There are chapters entitled The Gillespies that outline how the family lived and these, in the earlier stages, reflect what Elliott has called ‘the luckiest family’. However, as she begins to reflect on past events, she, and the reader, can see that things were not always perfect and that El’s mother, as she herself tried to explain to the family, was often far from happy.
The author employs first-person narrative to give a personal perspective on El’s trauma and pain as she faces potentially losing her house as well as her mother and, during all this, her old dog Snow, that has been part of the family since El was a toddler. There is a slow reconciliation with her mother and a compromise over the sale of the house. A new puppy arrives and gradually Elliott comes to terms with all the new aspects of her life.

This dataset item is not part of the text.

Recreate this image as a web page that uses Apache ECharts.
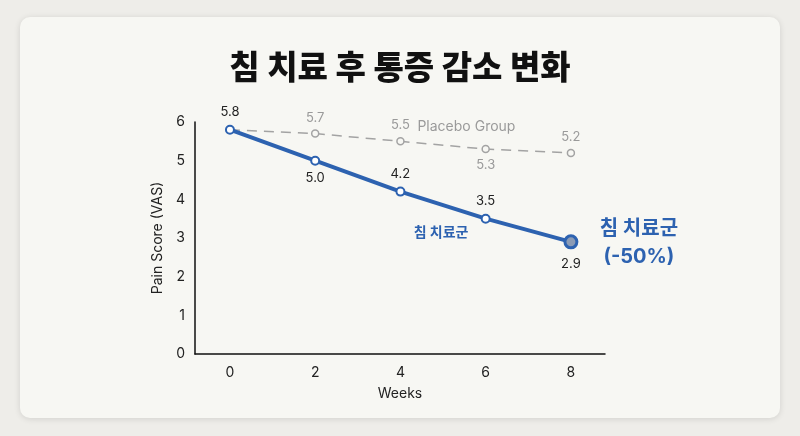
<!DOCTYPE html>
<html><head><meta charset="utf-8">
<script src="https://cdn.jsdelivr.net/npm/echarts@6/dist/echarts.min.js"></script>
<style>
html,body{margin:0;padding:0;background:#eeede9;width:800px;height:436px;overflow:hidden;}
#card{position:absolute;left:20px;top:17px;width:760px;height:401px;background:#f7f7f3;border-radius:10px;box-shadow:0 1px 6px rgba(0,0,0,0.12);}
#chart{position:absolute;left:0;top:0;width:800px;height:436px;}
</style></head>
<body><div id="card"></div><div id="chart"></div>
<script>
var weeks = [0, 2, 4, 6, 8];
var acupuncture = [5.8, 5.0, 4.2, 3.5, 2.9];
var placebo = [5.8, 5.7, 5.5, 5.3, 5.2];
var yTicks = [0, 1, 2, 3, 4, 5, 6];
var acuLabelPos = ['top', 'bottom', 'top', 'top', 'bottom'];
var plaLabelPos = [null, 'top', 'top', 'bottom', 'top'];

var FONT = 'Inter, "Noto Sans CJK KR", sans-serif';
var TFONT = '"Noto Sans CJK KR", sans-serif';
var BLUE = '#2d62b0';
var GRAY = '#a3a3a3';

var chart = echarts.init(document.getElementById('chart'), null, {renderer: 'canvas'});

function fmt(p) { return p.value[1].toFixed(1); }

var acuData = weeks.map(function (w, i) {
  var last = i === weeks.length - 1;
  return {
    value: [w, acupuncture[i]],
    symbolSize: last ? 12 : 8,
    itemStyle: last ? {color: '#8b9bb5', borderColor: BLUE, borderWidth: 3} : {color: '#ffffff', borderColor: BLUE, borderWidth: 2},
    label: {show: true, position: acuLabelPos[i], distance: last ? 8 : 6}
  };
});
var plaData = weeks.map(function (w, i) {
  return {
    value: [w, placebo[i]],
    label: {show: plaLabelPos[i] !== null, position: plaLabelPos[i] || 'top', distance: 5}
  };
});

var option = {
  animation: false,
  title: {
    text: '침 치료 후 통증 감소 변화',
    left: 'center', top: 45,
    textStyle: {fontFamily: TFONT, fontSize: 33, fontWeight: 900, color: '#111'}
  },
  grid: {left: 195, right: 195, top: 122, bottom: 82, containLabel: false},
  xAxis: {
    type: 'value', min: -0.82, max: 8.8,
    name: 'Weeks', nameLocation: 'middle', nameGap: 33,
    nameTextStyle: {fontFamily: FONT, fontSize: 14, color: '#222'},
    axisLine: {show: true, onZero: false, lineStyle: {color: '#111', width: 1.5}},
    axisTick: {show: false},
    splitLine: {show: false},
    axisLabel: {customValues: weeks, fontFamily: FONT, fontSize: 14, color: '#222', margin: 12}
  },
  yAxis: {
    type: 'value', min: 0, max: 6, interval: 1,
    name: 'Pain Score (VAS)', nameLocation: 'middle', nameGap: 30,
    nameTextStyle: {fontFamily: FONT, fontSize: 14, color: '#222'},
    axisLine: {show: true, onZero: false, lineStyle: {color: '#111', width: 1.5}},
    axisTick: {show: false},
    splitLine: {show: false},
    axisLabel: {customValues: yTicks, fontFamily: FONT, fontSize: 14, color: '#222', margin: 10}
  },
  series: [
    {
      name: 'Placebo Group', type: 'line', data: plaData, z: 2,
      symbol: 'circle', symbolSize: 7,
      lineStyle: {color: GRAY, width: 1.5, type: [10, 7]},
      itemStyle: {color: '#f7f7f3', borderColor: GRAY, borderWidth: 1.5},
      label: {fontFamily: FONT, fontSize: 13, color: '#9a9a9a', formatter: fmt}
    },
    {
      name: '침 치료군', type: 'line', data: acuData, z: 3,
      symbol: 'circle',
      lineStyle: {color: BLUE, width: 4},
      label: {fontFamily: FONT, fontSize: 13, color: '#222', formatter: fmt}
    }
  ]
};
chart.setOption(option);

function px(x, y) { return chart.convertToPixel({gridIndex: 0}, [x, y]); }
var pPla = px(weeks[2], placebo[2]);
var pAcu = px(weeks[3], acupuncture[3]);
var pEnd = px(weeks[4], acupuncture[4]);
chart.setOption({
  graphic: [
    {type: 'text', left: pPla[0] + 17, top: pPla[1] - 22,
     style: {text: 'Placebo Group', fontFamily: FONT, fontSize: 14, fill: '#9a9a9a'}},
    {type: 'text', left: pAcu[0] - 72, top: pAcu[1] + 7,
     style: {text: '침 치료군', fontFamily: FONT, fontSize: 14, fontWeight: 'bold', fill: BLUE}},
    {type: 'text', x: pEnd[0] + 68, y: pEnd[1] - 27,
     style: {text: '침 치료군\n(-50%)', fontFamily: FONT, fontSize: 20, fontWeight: 'bold', fill: BLUE, lineHeight: 28, align: 'center', verticalAlign: 'top'}}
  ]
});
</script></body></html>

The author, a solicitor who often works with families experiencing marriage breakdowns, says, in her acknowledgments, that she wanted readers to understand that parental separation can cause a deep grieving process for the children involved, particularly teenagers. This is why she wrote the book in the way she did, focusing the narrative through fifteen almost sixteen-year-old Elliott. Many young readers will no doubt identify with Elliott and her grief, as Lawrence tells us that fifty to sixty thousand young people experience the separation of their parents each year in Australia.